■ Given exercise: Among the entries, which lines carry the string "this"? Copy each of them.

[Dataset rows]
***
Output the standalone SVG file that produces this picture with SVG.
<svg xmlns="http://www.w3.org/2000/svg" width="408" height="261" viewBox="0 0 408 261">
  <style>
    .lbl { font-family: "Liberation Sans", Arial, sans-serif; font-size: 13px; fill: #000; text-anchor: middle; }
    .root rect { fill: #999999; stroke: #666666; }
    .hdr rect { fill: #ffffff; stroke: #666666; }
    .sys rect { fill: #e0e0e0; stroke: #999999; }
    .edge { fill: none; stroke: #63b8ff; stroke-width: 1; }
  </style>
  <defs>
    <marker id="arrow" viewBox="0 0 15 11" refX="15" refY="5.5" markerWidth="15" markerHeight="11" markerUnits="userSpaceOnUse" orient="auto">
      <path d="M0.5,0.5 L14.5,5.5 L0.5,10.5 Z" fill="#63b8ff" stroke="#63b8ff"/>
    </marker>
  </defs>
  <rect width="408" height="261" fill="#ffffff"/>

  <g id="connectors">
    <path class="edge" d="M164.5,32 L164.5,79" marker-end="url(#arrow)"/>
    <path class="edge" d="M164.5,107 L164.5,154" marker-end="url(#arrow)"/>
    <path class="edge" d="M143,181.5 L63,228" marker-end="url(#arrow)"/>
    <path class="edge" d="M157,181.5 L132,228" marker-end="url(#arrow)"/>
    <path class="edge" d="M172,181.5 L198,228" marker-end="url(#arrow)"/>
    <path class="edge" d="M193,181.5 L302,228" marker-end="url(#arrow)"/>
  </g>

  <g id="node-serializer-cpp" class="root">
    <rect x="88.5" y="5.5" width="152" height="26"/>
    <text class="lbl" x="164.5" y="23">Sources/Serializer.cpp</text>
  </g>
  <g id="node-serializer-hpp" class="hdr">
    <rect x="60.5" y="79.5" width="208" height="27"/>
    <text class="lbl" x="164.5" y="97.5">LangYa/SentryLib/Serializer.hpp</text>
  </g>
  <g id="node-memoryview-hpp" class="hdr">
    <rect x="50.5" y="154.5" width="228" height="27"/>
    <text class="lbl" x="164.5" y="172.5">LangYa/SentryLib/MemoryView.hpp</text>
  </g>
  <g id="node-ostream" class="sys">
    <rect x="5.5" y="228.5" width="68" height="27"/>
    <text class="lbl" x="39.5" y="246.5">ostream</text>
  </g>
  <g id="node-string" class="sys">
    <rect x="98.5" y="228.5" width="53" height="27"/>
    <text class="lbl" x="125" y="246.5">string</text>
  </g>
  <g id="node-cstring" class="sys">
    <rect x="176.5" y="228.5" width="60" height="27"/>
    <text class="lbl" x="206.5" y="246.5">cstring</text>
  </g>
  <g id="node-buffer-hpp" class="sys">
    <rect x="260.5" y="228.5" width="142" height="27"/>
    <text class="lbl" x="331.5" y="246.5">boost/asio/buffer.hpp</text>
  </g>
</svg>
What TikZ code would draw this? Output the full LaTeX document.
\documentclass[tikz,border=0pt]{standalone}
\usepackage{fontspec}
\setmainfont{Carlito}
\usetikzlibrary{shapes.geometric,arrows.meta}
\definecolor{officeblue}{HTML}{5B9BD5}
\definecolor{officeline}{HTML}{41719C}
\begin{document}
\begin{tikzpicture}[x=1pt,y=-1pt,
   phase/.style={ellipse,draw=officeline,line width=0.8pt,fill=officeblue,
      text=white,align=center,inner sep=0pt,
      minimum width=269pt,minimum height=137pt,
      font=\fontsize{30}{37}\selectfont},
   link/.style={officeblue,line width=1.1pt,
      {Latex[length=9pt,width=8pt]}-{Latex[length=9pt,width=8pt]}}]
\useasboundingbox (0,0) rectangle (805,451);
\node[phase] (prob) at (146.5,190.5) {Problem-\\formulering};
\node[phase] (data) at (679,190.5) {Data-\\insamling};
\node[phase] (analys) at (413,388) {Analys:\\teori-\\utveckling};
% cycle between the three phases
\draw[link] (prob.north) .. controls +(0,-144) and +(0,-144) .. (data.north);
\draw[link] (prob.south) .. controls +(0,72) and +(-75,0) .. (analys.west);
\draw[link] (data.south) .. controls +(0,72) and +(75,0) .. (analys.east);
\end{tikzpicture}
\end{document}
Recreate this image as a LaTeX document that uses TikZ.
***
■ Response:
Output the standalone SVG file that produces this picture with SVG.
What TikZ code would draw this? Output the full LaTeX document.
Recreate this image as a LaTeX document that uses TikZ.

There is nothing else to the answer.